All through the week, there was quite a lot of mourning, which included a fair degree of emotional drama from many people, including myself. The first couple of days, I was in a noticeably bad mood. After that, I spent a lot of time dealing with everyone else's issues. Actually, my brothers and I were generally okay, which is to say we did our usual thing and didn't express our feelings in anybody else's earshot. Having Jennie around was helpful; even when she was sad, she managed to project positive and soothing feelings a lot of the time.
Friday
Catholic funerals are long. Friday morning, Paul drove Uwe, Merle, and I to the funeral home for 8:45 AM. There was a short service for people there: a hymn and a couple of prayers. The funeral home staff held us back for a minute; there was another funeral going out at the same time (with the powder-blue limousines), and they didn't want our people going to the wrong church. Then we carried the coffin to the hearse. The pallbearers were me and my brothers, Johnny, Jim, and Frank. Someone had given the funeral home odd instructions, as for some reason we were in the fourth car, but Frank waved us ahead of him as we left the parking lot.
At the church, St. Andrew's on Sheridan, the crowd wasn't quite as big as last year, but it was almost as big. Matthew was there, with his uncle John McKeon (my mother's cousin, who happened to be in town that day). Neighbors and other friends of my parents, my friends, a mob of Kluges and a few of their friends, maybe sixty people or so altogether, I'm not sure. Sharon had arranged for Father Mack, who did the funeral last year for Mom, to do Dad's as well. Dad had not worked since Reagan was president, so the only person there from his workplace was Marah, but that's another story. Sharon's sister Lynn did the first reading, Jim did the second, and Frank did the third. The priest gave a long sermon. Jennie was a eucharistic minister, so most people went to her. I gave the
eulogy; I modified a few bits as I was reading it. They took the cloth off the casket and put the flag over it. The mass ended just before 11 AM. We carried the casket back to the hearse and got back in our cars.
From St. Andrew's, we drove to Mount Olivet Cemetary on Delaware. (Marah's father is buried across the road in Elmlawn.) We went to the mausoleum (the new one). Construction planned last year was completed now, so the crypt was now just inside the new doors. Another short-ish ceremony. The soldiers played Taps. Then they folded the flag and gave it to John "with the thanks of a grateful nation". The two soldiers were just kids, barely more than Jennie's age. I guess I would have rather the flag be presented to me, but my Dad would never have complained about something like that, so I didn't either. A few more prayers, we put roses on the coffin, and that was it. Sharon had me hold the flag for a minute as we got outside. Ultimately I'd want it to end up with Johnny anyway.
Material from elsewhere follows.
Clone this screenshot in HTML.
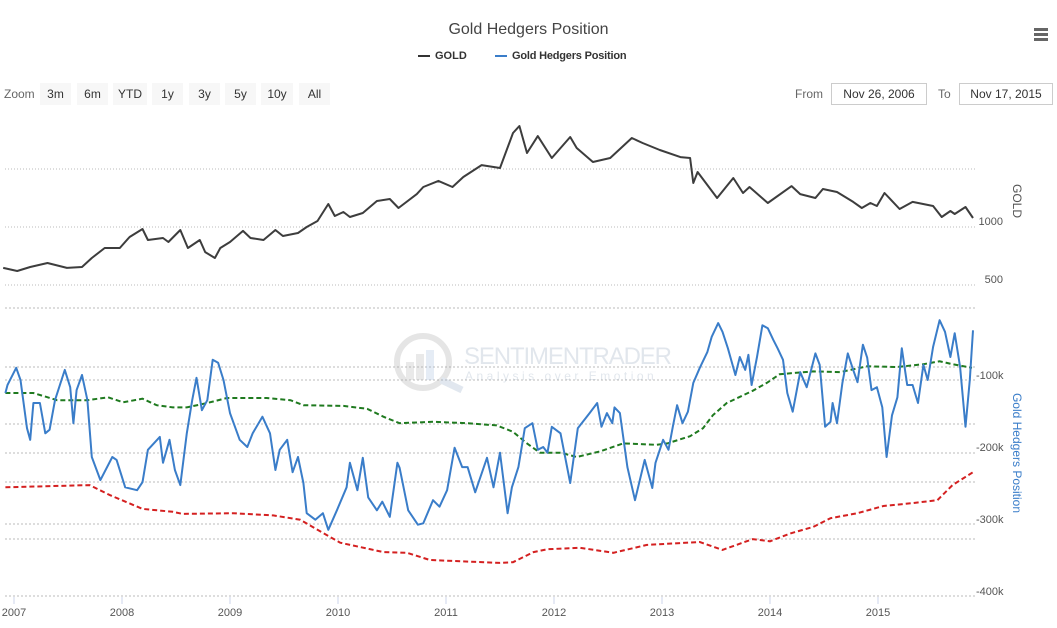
<!DOCTYPE html>
<html><head><meta charset="utf-8"><style>
body{margin:0;background:#fff;font-family:"Liberation Sans",sans-serif;}
#wrap{position:relative;width:1057px;height:628px;overflow:hidden;}
.btn{position:absolute;top:83px;height:22px;line-height:22px;background:#f7f7f7;color:#333;font-size:12px;text-align:center;}
.inp{position:absolute;top:83px;height:20px;line-height:20px;border:1px solid #ccc;font-size:12px;color:#333;text-align:center;}
</style></head><body>
<div id="wrap">
<div style="position:absolute;top:21px;left:0;width:1057px;text-align:center;font-size:16px;color:#444;">Gold Hedgers Position</div>
<div style="position:absolute;left:1034px;top:28px;width:14px;">
<div style="height:3px;background:#666;margin-bottom:2px"></div><div style="height:3px;background:#666;margin-bottom:2px"></div><div style="height:3px;background:#666"></div></div>
<div style="position:absolute;left:418px;top:50px;font-size:11px;font-weight:bold;color:#333;"><span style="display:inline-block;width:12px;height:2px;background:#333;vertical-align:middle;margin-right:5px"></span>GOLD</div>
<div style="position:absolute;left:495px;top:50px;font-size:11px;font-weight:bold;color:#333;letter-spacing:-0.2px"><span style="display:inline-block;width:12px;height:2px;background:#3a7dc9;vertical-align:middle;margin-right:5px"></span>Gold Hedgers Position</div>
<div style="position:absolute;left:4px;top:87px;font-size:12px;color:#666">Zoom</div>
<div class="btn" style="left:40px;width:31px">3m</div>
<div class="btn" style="left:77px;width:31px">6m</div>
<div class="btn" style="left:113px;width:34px">YTD</div>
<div class="btn" style="left:152px;width:31px">1y</div>
<div class="btn" style="left:189px;width:31px">3y</div>
<div class="btn" style="left:225px;width:31px">5y</div>
<div class="btn" style="left:261px;width:32px">10y</div>
<div class="btn" style="left:299px;width:31px">All</div>
<div style="position:absolute;left:795px;top:87px;font-size:12px;color:#666">From</div>
<div class="inp" style="left:831px;width:94px">Nov 26, 2006</div>
<div style="position:absolute;left:938px;top:87px;font-size:12px;color:#666">To</div>
<div class="inp" style="left:959px;width:92px">Nov 17, 2015</div>
<svg id="chart" width="1057" height="628" style="position:absolute;left:0;top:0"></svg>
</div>
<script>
const goldDates=[2006.90,2007.03,2007.15,2007.31,2007.49,2007.63,2007.72,2007.84,2007.98,2008.07,2008.19,2008.24,2008.38,2008.43,2008.54,2008.61,2008.72,2008.77,2008.86,2008.91,2009.00,2009.12,2009.19,2009.31,2009.42,2009.49,2009.63,2009.71,2009.81,2009.91,2009.97,2010.05,2010.11,2010.23,2010.36,2010.48,2010.56,2010.73,2010.79,2010.93,2011.06,2011.16,2011.33,2011.50,2011.62,2011.68,2011.75,2011.85,2011.98,2012.15,2012.21,2012.36,2012.52,2012.72,2012.82,2012.98,2013.17,2013.26,2013.29,2013.33,2013.51,2013.66,2013.75,2013.81,2013.98,2014.20,2014.28,2014.42,2014.49,2014.62,2014.77,2014.85,2014.93,2014.99,2015.06,2015.20,2015.32,2015.51,2015.59,2015.67,2015.71,2015.81,2015.88];
const goldValues=[647,621,655,690,647,655,733,819,819,914,983,888,905,871,974,819,888,784,733,819,871,966,905,888,974,922,948,1000,1052,1198,1095,1129,1086,1121,1224,1241,1164,1284,1345,1397,1345,1431,1534,1509,1810,1871,1638,1784,1595,1776,1681,1560,1595,1767,1724,1664,1603,1595,1379,1474,1250,1422,1293,1345,1207,1353,1284,1250,1328,1302,1216,1164,1207,1181,1293,1155,1216,1181,1086,1138,1112,1172,1078];
const hedgerDates=[2006.92,2006.94,2007.02,2007.06,2007.12,2007.15,2007.18,2007.24,2007.29,2007.33,2007.38,2007.44,2007.47,2007.52,2007.55,2007.58,2007.63,2007.68,2007.72,2007.80,2007.91,2007.95,2008.03,2008.14,2008.19,2008.24,2008.35,2008.38,2008.44,2008.49,2008.54,2008.60,2008.65,2008.69,2008.74,2008.79,2008.84,2008.89,2008.94,2009.00,2009.09,2009.16,2009.21,2009.30,2009.37,2009.42,2009.46,2009.53,2009.58,2009.63,2009.68,2009.71,2009.79,2009.86,2009.91,2009.99,2010.08,2010.11,2010.18,2010.23,2010.28,2010.36,2010.41,2010.48,2010.55,2010.57,2010.65,2010.74,2010.79,2010.88,2010.94,2011.01,2011.08,2011.15,2011.20,2011.27,2011.38,2011.44,2011.50,2011.57,2011.61,2011.67,2011.73,2011.80,2011.85,2011.90,2011.94,2011.98,2012.06,2012.15,2012.22,2012.33,2012.40,2012.44,2012.49,2012.54,2012.56,2012.61,2012.68,2012.75,2012.84,2012.91,2012.94,2013.01,2013.06,2013.10,2013.14,2013.19,2013.24,2013.29,2013.35,2013.42,2013.46,2013.52,2013.56,2013.61,2013.68,2013.72,2013.77,2013.80,2013.83,2013.88,2013.93,2013.98,2014.03,2014.07,2014.12,2014.16,2014.21,2014.28,2014.34,2014.42,2014.46,2014.51,2014.56,2014.58,2014.62,2014.67,2014.72,2014.77,2014.81,2014.86,2014.90,2014.94,2014.99,2015.04,2015.08,2015.13,2015.18,2015.22,2015.27,2015.32,2015.37,2015.42,2015.46,2015.51,2015.57,2015.62,2015.67,2015.71,2015.76,2015.81,2015.85,2015.88];
const hedgerValues=[-118,-107,-83,-100,-167,-183,-132,-132,-174,-169,-128,-100,-86,-110,-160,-114,-93,-128,-207,-239,-207,-211,-249,-253,-242,-197,-179,-215,-183,-225,-246,-174,-128,-97,-142,-128,-72,-76,-100,-146,-183,-193,-174,-151,-174,-225,-197,-183,-228,-207,-243,-285,-294,-285,-308,-281,-249,-215,-253,-208,-263,-281,-269,-290,-215,-222,-281,-301,-299,-267,-276,-253,-194,-221,-221,-256,-208,-249,-201,-285,-249,-221,-167,-160,-197,-193,-201,-165,-174,-243,-167,-146,-132,-165,-146,-160,-138,-146,-221,-267,-211,-250,-215,-183,-197,-165,-135,-160,-144,-104,-83,-61,-40,-21,-33,-56,-93,-68,-86,-65,-107,-68,-24,-28,-44,-56,-72,-118,-144,-89,-110,-63,-79,-165,-158,-132,-160,-104,-63,-86,-103,-51,-69,-114,-110,-138,-207,-149,-124,-56,-107,-107,-132,-79,-100,-54,-17,-33,-68,-35,-82,-165,-100,-31];
const upperDates=[2006.92,2007.18,2007.40,2007.68,2007.87,2008.01,2008.19,2008.32,2008.47,2008.60,2008.79,2008.97,2009.34,2009.56,2009.68,2010.05,2010.27,2010.42,2010.57,2010.88,2011.19,2011.47,2011.62,2011.75,2011.87,2012.06,2012.21,2012.43,2012.64,2012.95,2013.05,2013.26,2013.38,2013.47,2013.60,2013.84,2013.97,2014.09,2014.40,2014.65,2014.90,2015.18,2015.42,2015.57,2015.69,2015.87];
const upperValues=[-118,-118,-128,-128,-124,-131,-126,-135,-138,-138,-132,-125,-125,-128,-135,-136,-140,-151,-160,-158,-160,-163,-172,-188,-201,-201,-207,-199,-188,-190,-188,-178,-167,-149,-132,-115,-104,-92,-88,-89,-81,-82,-78,-74,-78,-83];
const lowerDates=[2006.92,2007.70,2007.89,2008.19,2008.47,2008.56,2009.03,2009.40,2009.65,2009.81,2010.02,2010.42,2010.64,2010.85,2011.50,2011.62,2011.81,2011.94,2012.24,2012.55,2012.86,2013.35,2013.56,2013.84,2014.00,2014.19,2014.40,2014.56,2014.81,2015.05,2015.32,2015.55,2015.69,2015.88];
const lowerValues=[-249,-246,-260,-279,-283,-286,-285,-288,-294,-308,-326,-339,-340,-350,-354,-353,-339,-335,-333,-340,-329,-325,-336,-321,-324,-313,-304,-292,-285,-275,-271,-267,-246,-228];
const yearTicks=[2007,2008,2009,2010,2011,2012,2013,2014,2015];
const goldTicks=[1000,500];
const hedgerTicks=[-100,-200,-300,-400];

const NS='http://www.w3.org/2000/svg';
const svg=document.getElementById('chart');
const X=t=>14+(t-2007)*108;
const YG=v=>227-(v-1000)*0.116;
const YH=v=>380-(v+100)*0.72;
function mk(tag,attrs){const e=document.createElementNS(NS,tag);for(const k in attrs)e.setAttribute(k,attrs[k]);svg.appendChild(e);return e;}
[169,227,285].forEach(y=>{const l=mk('line',{x1:5,x2:975,y1:y,y2:y,stroke:'#bbb','stroke-width':1,'stroke-dasharray':'1,2'});

});
[308,367,380,424,453,482,524,539,596].forEach(y=>{const l=mk('line',{x1:5,x2:975,y1:y,y2:y,stroke:'#bbb','stroke-width':1,'stroke-dasharray':'2,2'});

});
const wm=mk('g',{opacity:0.25});


wm.innerHTML='<circle cx="423" cy="362" r="26" fill="none" stroke="#999" stroke-width="6"/><line x1="441" y1="380" x2="462" y2="390" stroke="#8aa4c0" stroke-width="7"/><rect x="406" y="362" width="8" height="18" fill="#aaa"/><rect x="416" y="354" width="8" height="26" fill="#aaa"/><rect x="426" y="350" width="8" height="30" fill="#9ab8d8"/><text x="464" y="364" font-size="24" fill="#8aa0b8" font-family="Liberation Sans" textLength="208">SENTIMENTRADER</text><text x="465" y="380" font-size="12" fill="#8aa0b8" letter-spacing="3.5" font-family="Liberation Sans">Analysis over Emotion</text>';
function path(dates,vals,yf,attrs,name){let d='';dates.forEach((t,i)=>{d+=(i?'L':'M')+X(t).toFixed(1)+','+yf(vals[i]).toFixed(1);});const p=mk('path',Object.assign({d:d,fill:'none'},attrs));

return p;}
path(upperDates,upperValues,YH,{stroke:'#1f7a1f','stroke-width':2,'stroke-dasharray':'5,3'},'upper-band-line');
path(lowerDates,lowerValues,YH,{stroke:'#d42020','stroke-width':2,'stroke-dasharray':'5,3'},'lower-band-line');
path(hedgerDates,hedgerValues,YH,{stroke:'#3a7dc9','stroke-width':2,'stroke-linejoin':'round'},'hedgers-line');
path(goldDates,goldValues,YG,{stroke:'#3d3d3d','stroke-width':2,'stroke-linejoin':'round'},'gold-line');
yearTicks.forEach(y=>{const l=mk('line',{x1:X(y),x2:X(y),y1:597,y2:604,stroke:'#ccd6eb'});


const t=mk('text',{x:X(y),y:616,'text-anchor':'middle','font-size':11,fill:'#555'});t.textContent=y;

});
goldTicks.forEach(v=>{const t=mk('text',{x:1003,y:YG(v)-2,'font-size':11,fill:'#555','text-anchor':'end'});t.textContent=v;

});
hedgerTicks.forEach(v=>{const t=mk('text',{x:976,y:YH(v)-1,'font-size':11,fill:'#555'});t.textContent=v+'k';

});
const g1=mk('text',{x:1013,y:201,'font-size':12,fill:'#555','text-anchor':'middle',transform:'rotate(90 1013 201)'});g1.textContent='GOLD';


const g2=mk('text',{x:1013,y:453,'font-size':12,fill:'#3a7dc9','text-anchor':'middle',transform:'rotate(90 1013 453)'});g2.textContent='Gold Hedgers Position';


</script>
</body></html>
After that, we went to the Holiday Inn on the Boulevard; they had us in the Ontario room, same as last year. My recollection was that the food was very good. I sat with Merle and my friends, Paul sat with Uwe and our relatives (Matthew and John McKeon), John sat with Sharon and her family, Jennie had some of her friends at another table, and we all circulated a bit. I was going to go back for seconds, but they had taken the plates away, which was annoying because there was a lot left. During the week, Paul had found Dad's wallet, and Merle found two stashes of cash, one at Mom's desk and one somewhere else, that must have been sitting there for a year.
After brunch, my friends came back to the house, along with Paul and Uwe. I decided I wanted to not be around this whole situation for a couple of days, so I had gotten on Expedia a few days earlier and booked a flight to Chicago for Friday evening. So all I did Friday afternoon was talk to people and pack; I had to do a bit of laundry too. Then I hugged everyone goodbye and Marah drove me to the airport. Everybody else left in their various cars after I was gone.